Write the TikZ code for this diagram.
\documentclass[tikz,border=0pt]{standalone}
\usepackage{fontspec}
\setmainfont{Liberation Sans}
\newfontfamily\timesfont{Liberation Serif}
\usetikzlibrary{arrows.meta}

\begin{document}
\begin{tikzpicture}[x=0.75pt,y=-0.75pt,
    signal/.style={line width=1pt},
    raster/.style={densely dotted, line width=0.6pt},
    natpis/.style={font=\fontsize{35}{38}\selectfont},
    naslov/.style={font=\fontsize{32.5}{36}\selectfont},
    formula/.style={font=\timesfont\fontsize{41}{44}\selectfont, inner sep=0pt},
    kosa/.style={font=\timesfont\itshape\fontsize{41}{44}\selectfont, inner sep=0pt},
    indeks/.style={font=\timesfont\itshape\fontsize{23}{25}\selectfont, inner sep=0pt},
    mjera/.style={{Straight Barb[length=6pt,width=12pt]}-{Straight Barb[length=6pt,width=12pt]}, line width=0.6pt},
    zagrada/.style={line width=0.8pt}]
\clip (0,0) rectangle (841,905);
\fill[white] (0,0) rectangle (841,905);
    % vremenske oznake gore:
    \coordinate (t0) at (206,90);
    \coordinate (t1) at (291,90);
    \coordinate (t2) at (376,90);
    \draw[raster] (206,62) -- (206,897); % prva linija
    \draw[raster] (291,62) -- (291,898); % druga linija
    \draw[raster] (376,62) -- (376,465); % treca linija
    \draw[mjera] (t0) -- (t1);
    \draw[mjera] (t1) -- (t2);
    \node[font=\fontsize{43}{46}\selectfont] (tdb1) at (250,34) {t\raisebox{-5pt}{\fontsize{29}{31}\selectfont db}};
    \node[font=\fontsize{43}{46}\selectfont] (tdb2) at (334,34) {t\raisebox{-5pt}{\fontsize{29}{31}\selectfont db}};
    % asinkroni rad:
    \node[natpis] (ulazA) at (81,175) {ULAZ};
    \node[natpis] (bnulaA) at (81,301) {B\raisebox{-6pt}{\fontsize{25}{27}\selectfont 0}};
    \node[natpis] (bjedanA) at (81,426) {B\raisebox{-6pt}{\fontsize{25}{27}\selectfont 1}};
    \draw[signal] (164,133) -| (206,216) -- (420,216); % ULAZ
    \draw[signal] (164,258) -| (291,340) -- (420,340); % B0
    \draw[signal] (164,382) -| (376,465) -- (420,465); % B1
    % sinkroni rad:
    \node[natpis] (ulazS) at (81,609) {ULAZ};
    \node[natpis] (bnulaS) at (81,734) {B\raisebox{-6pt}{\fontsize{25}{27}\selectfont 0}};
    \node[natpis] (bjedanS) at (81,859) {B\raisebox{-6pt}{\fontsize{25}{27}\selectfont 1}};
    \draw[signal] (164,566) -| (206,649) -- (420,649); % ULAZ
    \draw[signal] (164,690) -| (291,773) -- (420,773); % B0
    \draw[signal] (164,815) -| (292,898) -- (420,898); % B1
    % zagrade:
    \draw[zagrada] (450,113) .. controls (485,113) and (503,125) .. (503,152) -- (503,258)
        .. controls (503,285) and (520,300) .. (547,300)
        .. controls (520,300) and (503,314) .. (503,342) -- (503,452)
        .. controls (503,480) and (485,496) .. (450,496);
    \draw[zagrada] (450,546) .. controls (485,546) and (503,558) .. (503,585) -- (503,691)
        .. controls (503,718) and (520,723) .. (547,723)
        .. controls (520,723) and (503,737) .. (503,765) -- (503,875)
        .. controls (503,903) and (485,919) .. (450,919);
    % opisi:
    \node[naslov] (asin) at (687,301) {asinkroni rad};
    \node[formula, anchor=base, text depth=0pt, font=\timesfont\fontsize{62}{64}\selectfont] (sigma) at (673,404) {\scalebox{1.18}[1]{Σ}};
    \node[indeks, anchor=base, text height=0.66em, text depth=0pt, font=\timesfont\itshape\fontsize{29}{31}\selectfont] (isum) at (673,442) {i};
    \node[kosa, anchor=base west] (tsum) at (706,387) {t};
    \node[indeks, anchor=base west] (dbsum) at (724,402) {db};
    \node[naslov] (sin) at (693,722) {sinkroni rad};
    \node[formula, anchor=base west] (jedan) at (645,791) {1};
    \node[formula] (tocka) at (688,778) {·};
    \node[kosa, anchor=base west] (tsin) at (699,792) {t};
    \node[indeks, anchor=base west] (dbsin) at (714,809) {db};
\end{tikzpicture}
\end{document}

> Aim of the task
Please reproduce every line of the material word for word.

> Result of the exercise
Write the TikZ code for this diagram.
\documentclass[tikz,border=0pt]{standalone}
\usepackage{fontspec}
\setmainfont{Liberation Sans}
\newfontfamily\timesfont{Liberation Serif}
\usetikzlibrary{arrows.meta}

\begin{document}
\begin{tikzpicture}[x=0.75pt,y=-0.75pt,
    signal/.style={line width=1pt},
    raster/.style={densely dotted, line width=0.6pt},
    natpis/.style={font=\fontsize{35}{38}\selectfont},
    naslov/.style={font=\fontsize{32.5}{36}\selectfont},
    formula/.style={font=\timesfont\fontsize{41}{44}\selectfont, inner sep=0pt},
    kosa/.style={font=\timesfont\itshape\fontsize{41}{44}\selectfont, inner sep=0pt},
    indeks/.style={font=\timesfont\itshape\fontsize{23}{25}\selectfont, inner sep=0pt},
    mjera/.style={{Straight Barb[length=6pt,width=12pt]}-{Straight Barb[length=6pt,width=12pt]}, line width=0.6pt},
    zagrada/.style={line width=0.8pt}]
\clip (0,0) rectangle (841,905);
\fill[white] (0,0) rectangle (841,905);
    % vremenske oznake gore:
    \coordinate (t0) at (206,90);
    \coordinate (t1) at (291,90);
    \coordinate (t2) at (376,90);
    \draw[raster] (206,62) -- (206,897); % prva linija
    \draw[raster] (291,62) -- (291,898); % druga linija
    \draw[raster] (376,62) -- (376,465); % treca linija
    \draw[mjera] (t0) -- (t1);
    \draw[mjera] (t1) -- (t2);
    \node[font=\fontsize{43}{46}\selectfont] (tdb1) at (250,34) {t\raisebox{-5pt}{\fontsize{29}{31}\selectfont db}};
    \node[font=\fontsize{43}{46}\selectfont] (tdb2) at (334,34) {t\raisebox{-5pt}{\fontsize{29}{31}\selectfont db}};
    % asinkroni rad:
    \node[natpis] (ulazA) at (81,175) {ULAZ};
    \node[natpis] (bnulaA) at (81,301) {B\raisebox{-6pt}{\fontsize{25}{27}\selectfont 0}};
    \node[natpis] (bjedanA) at (81,426) {B\raisebox{-6pt}{\fontsize{25}{27}\selectfont 1}};
    \draw[signal] (164,133) -| (206,216) -- (420,216); % ULAZ
    \draw[signal] (164,258) -| (291,340) -- (420,340); % B0
    \draw[signal] (164,382) -| (376,465) -- (420,465); % B1
    % sinkroni rad:
    \node[natpis] (ulazS) at (81,609) {ULAZ};
    \node[natpis] (bnulaS) at (81,734) {B\raisebox{-6pt}{\fontsize{25}{27}\selectfont 0}};
    \node[natpis] (bjedanS) at (81,859) {B\raisebox{-6pt}{\fontsize{25}{27}\selectfont 1}};
    \draw[signal] (164,566) -| (206,649) -- (420,649); % ULAZ
    \draw[signal] (164,690) -| (291,773) -- (420,773); % B0
    \draw[signal] (164,815) -| (292,898) -- (420,898); % B1
    % zagrade:
    \draw[zagrada] (450,113) .. controls (485,113) and (503,125) .. (503,152) -- (503,258)
        .. controls (503,285) and (520,300) .. (547,300)
        .. controls (520,300) and (503,314) .. (503,342) -- (503,452)
        .. controls (503,480) and (485,496) .. (450,496);
    \draw[zagrada] (450,546) .. controls (485,546) and (503,558) .. (503,585) -- (503,691)
        .. controls (503,718) and (520,723) .. (547,723)
        .. controls (520,723) and (503,737) .. (503,765) -- (503,875)
        .. controls (503,903) and (485,919) .. (450,919);
    % opisi:
    \node[naslov] (asin) at (687,301) {asinkroni rad};
    \node[formula, anchor=base, text depth=0pt, font=\timesfont\fontsize{62}{64}\selectfont] (sigma) at (673,404) {\scalebox{1.18}[1]{Σ}};
    \node[indeks, anchor=base, text height=0.66em, text depth=0pt, font=\timesfont\itshape\fontsize{29}{31}\selectfont] (isum) at (673,442) {i};
    \node[kosa, anchor=base west] (tsum) at (706,387) {t};
    \node[indeks, anchor=base west] (dbsum) at (724,402) {db};
    \node[naslov] (sin) at (693,722) {sinkroni rad};
    \node[formula, anchor=base west] (jedan) at (645,791) {1};
    \node[formula] (tocka) at (688,778) {·};
    \node[kosa, anchor=base west] (tsin) at (699,792) {t};
    \node[indeks, anchor=base west] (dbsin) at (714,809) {db};
\end{tikzpicture}
\end{document}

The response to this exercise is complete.